Potash (POT): Little has gone right lately for fertilizer makers. Potash prices have fallen more than $100 per ton since the breakup of the potash cartel over in Russia, which has had a substantial impact on earnings prospects. Stocks across the sector have declined precipitously as a result.

However, recently, even worse-than-expected results have had little impact on stock prices in the sector. This tells me these plays have probably bottomed for the moment. Paul Price has made similar comments recently in Columnist Conversations posts. Potash is a low cost producer and should make more than $2 in earnings per share (EPS), even with potash prices at currently low levels.

The long-term secular story still remains in place for fertilizer makers. Tens of millions of people annually continue to move into the middle class in emerging markets. This will be a significant tailwind for agricultural production and demand for fertilizer for the foreseeable future.
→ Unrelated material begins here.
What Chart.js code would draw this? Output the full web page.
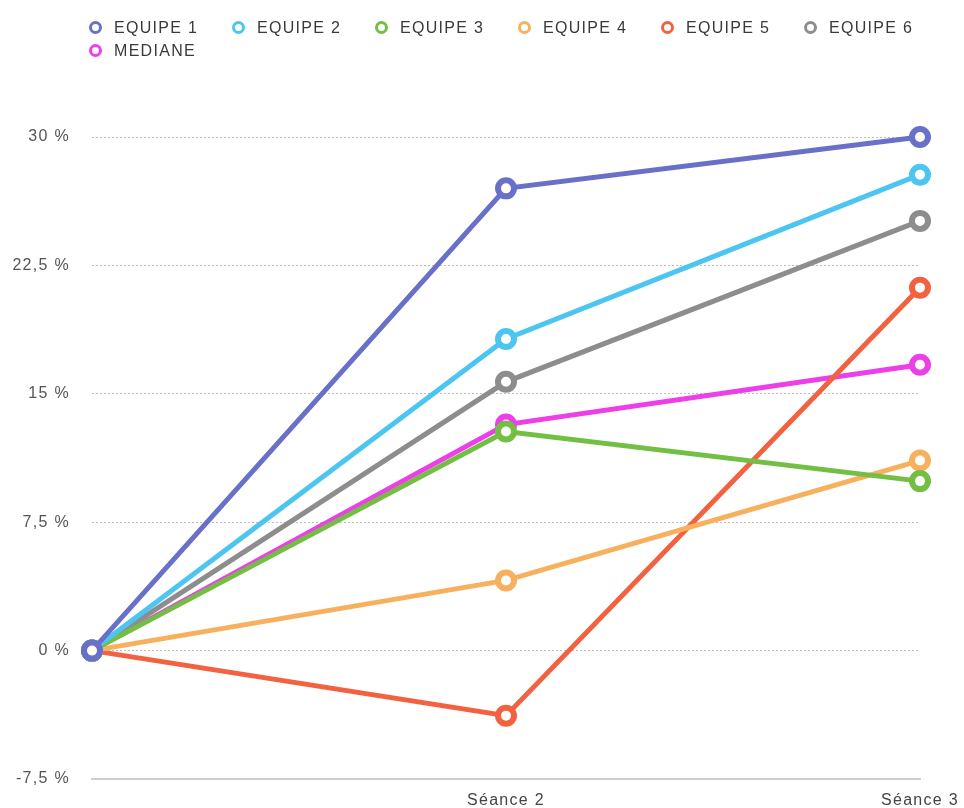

In addition, the breakup of the Russian cartel may end up to be a rough negotiating play routinely employed in that region of the world. I don't think it would be a great surprise if the two parties involved were to figure out a way to resolve their dispute sometime in 2014, which would substantially bolster potash prices in the future. In the meantime, Potash pays a 4.5% dividend yield.

CVR Refining (CVRR): After being market leaders in 2012, refiners have had a miserable 2013. Declining crack spreads have hurt margins and the costs to comply with government renewable energy mandates have escalated.

However, lately, the sector has performed better. After reaching parity in the summer, the spreads between WTI and Brent have started to diverge again. CVR Refining has suffered like its brethren in the sector and its last quarterly results were also impacted by a long shutdown at its Coffeyville facility.

The refinery at Coffeyville is back up and running. After falling about 40% from its highs earlier in the year, the shares could rally in 2014 when the negative sentiment on the sector starts to shift. The shares yield over 5% and the stock is priced at around 5x this year's earnings. In addition, CVRR has bounced twice off the $22 level and may be forming some technical support near its current price.